Given task: Leave out the pictures and print only the lines from the one with "Reproduce this chart with D3.js." through the one with "The picture is", exactly as they are.

Input material:
^^^^

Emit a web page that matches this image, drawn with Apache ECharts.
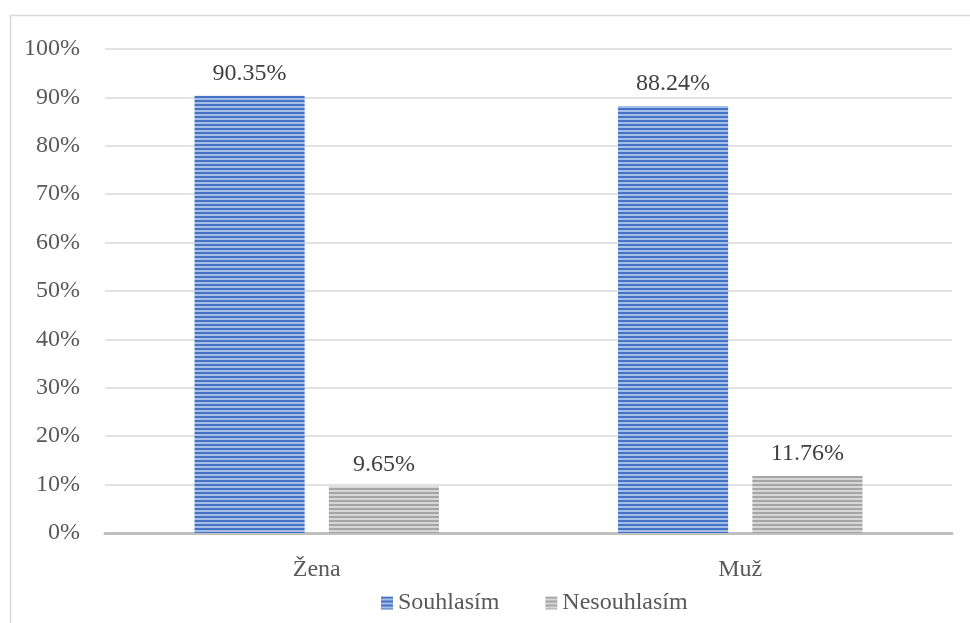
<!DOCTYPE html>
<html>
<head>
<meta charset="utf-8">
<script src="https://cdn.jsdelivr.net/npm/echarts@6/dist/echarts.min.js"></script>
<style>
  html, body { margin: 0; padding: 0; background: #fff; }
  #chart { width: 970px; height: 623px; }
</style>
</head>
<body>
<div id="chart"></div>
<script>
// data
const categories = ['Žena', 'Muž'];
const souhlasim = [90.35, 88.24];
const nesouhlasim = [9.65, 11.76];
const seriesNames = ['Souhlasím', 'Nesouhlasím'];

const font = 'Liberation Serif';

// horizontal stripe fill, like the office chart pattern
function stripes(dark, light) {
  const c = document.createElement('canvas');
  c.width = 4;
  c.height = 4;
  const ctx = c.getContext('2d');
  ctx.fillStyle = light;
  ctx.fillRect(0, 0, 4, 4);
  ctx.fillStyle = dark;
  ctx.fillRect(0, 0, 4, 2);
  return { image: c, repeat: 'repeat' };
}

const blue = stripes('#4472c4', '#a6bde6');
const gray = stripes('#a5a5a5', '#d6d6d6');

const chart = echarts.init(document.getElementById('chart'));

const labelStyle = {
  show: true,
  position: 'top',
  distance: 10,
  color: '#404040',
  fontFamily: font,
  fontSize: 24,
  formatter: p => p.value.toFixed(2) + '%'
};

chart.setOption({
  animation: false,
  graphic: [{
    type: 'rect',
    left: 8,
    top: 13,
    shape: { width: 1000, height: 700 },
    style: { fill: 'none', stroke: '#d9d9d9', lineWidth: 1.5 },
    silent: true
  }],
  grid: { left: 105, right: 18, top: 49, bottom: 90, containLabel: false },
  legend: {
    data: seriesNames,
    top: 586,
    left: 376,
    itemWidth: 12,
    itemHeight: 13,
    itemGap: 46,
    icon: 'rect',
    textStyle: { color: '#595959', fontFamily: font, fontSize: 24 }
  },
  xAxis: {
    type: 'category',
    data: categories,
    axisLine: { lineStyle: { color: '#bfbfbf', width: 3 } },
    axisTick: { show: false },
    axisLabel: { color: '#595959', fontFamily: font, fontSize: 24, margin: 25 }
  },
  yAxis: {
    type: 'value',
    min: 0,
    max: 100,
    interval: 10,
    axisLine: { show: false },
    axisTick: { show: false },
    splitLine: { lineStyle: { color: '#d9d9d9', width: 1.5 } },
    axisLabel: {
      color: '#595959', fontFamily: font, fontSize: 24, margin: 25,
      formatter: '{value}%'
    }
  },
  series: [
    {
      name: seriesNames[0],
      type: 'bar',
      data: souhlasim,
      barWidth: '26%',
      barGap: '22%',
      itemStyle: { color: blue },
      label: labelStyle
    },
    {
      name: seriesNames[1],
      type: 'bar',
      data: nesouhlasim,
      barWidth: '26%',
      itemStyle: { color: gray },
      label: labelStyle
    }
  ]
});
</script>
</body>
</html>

^^^^

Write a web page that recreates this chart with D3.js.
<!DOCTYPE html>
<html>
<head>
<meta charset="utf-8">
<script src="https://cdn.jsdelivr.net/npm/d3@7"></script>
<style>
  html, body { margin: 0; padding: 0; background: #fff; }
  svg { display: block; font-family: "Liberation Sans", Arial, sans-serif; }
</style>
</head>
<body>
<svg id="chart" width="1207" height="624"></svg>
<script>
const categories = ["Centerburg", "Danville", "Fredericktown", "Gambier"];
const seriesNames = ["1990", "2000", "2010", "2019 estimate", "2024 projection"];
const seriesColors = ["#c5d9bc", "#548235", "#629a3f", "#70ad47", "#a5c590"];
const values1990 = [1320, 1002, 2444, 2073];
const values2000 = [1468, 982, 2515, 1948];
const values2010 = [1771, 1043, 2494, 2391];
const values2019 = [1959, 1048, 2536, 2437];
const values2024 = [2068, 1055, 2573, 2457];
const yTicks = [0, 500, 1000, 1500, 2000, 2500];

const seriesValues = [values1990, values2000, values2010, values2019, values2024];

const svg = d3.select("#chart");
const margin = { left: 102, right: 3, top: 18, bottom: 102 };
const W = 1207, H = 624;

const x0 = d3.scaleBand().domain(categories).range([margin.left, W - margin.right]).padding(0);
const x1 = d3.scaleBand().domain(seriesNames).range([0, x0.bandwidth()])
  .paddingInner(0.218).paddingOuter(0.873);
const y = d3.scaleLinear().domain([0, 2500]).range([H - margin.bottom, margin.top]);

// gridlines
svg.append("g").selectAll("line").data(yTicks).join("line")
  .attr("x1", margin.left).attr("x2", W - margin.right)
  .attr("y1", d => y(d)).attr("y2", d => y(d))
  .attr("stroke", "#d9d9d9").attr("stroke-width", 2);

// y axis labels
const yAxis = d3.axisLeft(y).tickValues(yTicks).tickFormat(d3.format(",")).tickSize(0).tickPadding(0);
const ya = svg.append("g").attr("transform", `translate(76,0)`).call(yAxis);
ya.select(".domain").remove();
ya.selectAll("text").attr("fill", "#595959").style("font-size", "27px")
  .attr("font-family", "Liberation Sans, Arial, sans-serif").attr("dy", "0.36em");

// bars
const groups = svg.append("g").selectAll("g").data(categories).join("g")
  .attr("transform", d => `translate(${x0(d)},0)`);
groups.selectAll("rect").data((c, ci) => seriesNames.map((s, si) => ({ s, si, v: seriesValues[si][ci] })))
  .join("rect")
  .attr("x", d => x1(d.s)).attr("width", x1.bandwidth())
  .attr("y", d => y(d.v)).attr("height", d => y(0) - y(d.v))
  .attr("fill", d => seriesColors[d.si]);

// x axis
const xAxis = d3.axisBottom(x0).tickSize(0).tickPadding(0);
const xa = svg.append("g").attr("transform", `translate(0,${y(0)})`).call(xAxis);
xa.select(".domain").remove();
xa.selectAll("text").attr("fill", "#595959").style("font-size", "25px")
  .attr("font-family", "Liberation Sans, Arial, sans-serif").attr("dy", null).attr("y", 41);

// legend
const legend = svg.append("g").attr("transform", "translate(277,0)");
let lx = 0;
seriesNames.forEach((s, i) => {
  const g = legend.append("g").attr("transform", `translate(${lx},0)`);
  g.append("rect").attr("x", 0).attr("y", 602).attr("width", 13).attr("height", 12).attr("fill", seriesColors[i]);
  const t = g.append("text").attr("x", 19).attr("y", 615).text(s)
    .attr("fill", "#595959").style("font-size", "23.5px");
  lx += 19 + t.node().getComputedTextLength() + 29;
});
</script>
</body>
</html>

^^^^

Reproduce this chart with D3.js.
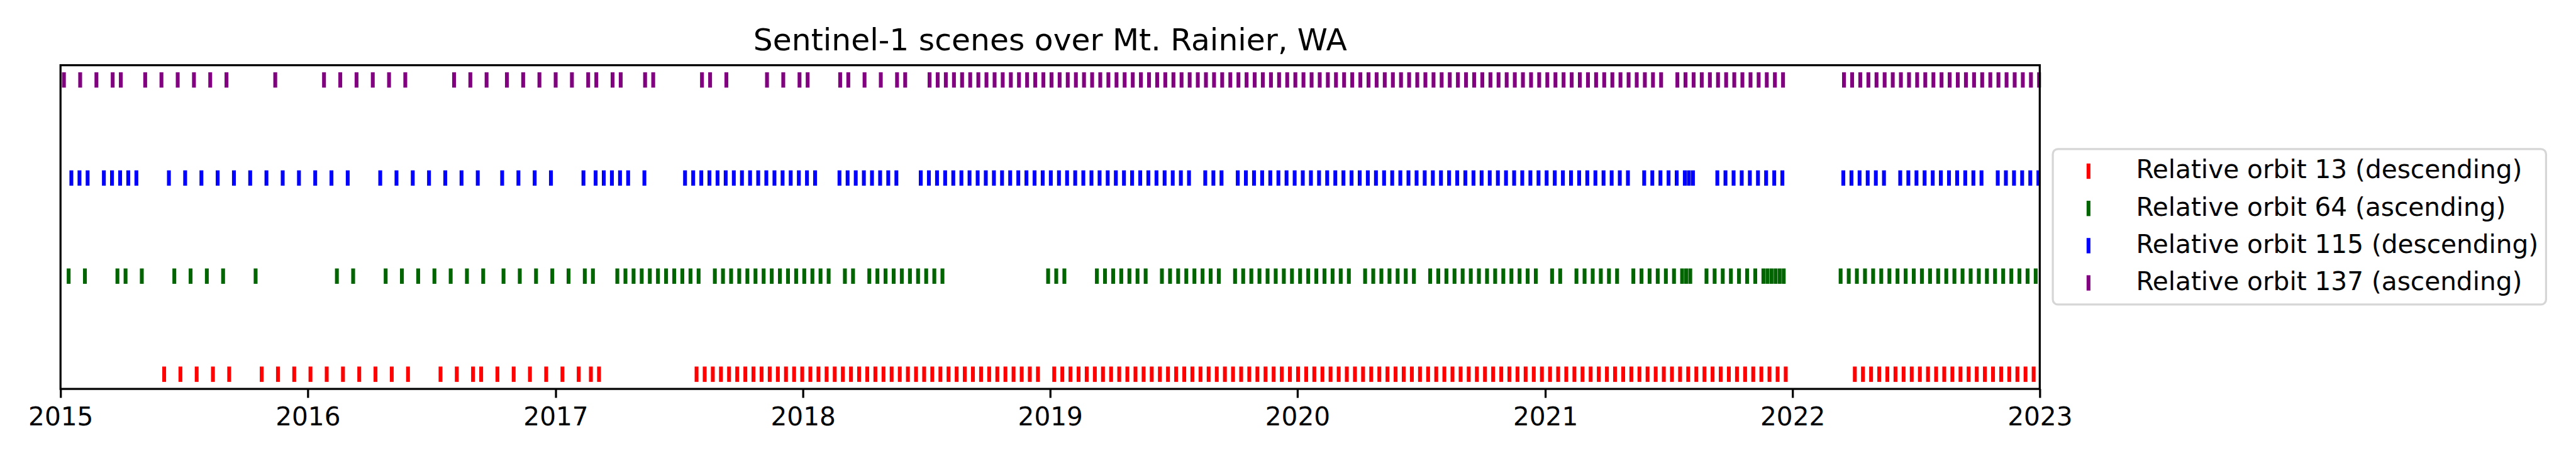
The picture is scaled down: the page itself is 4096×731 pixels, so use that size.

^^^^

Response for this exercise:
Reproduce this chart with D3.js.
The picture is scaled down: the page itself is 4096×731 pixels, so use that size.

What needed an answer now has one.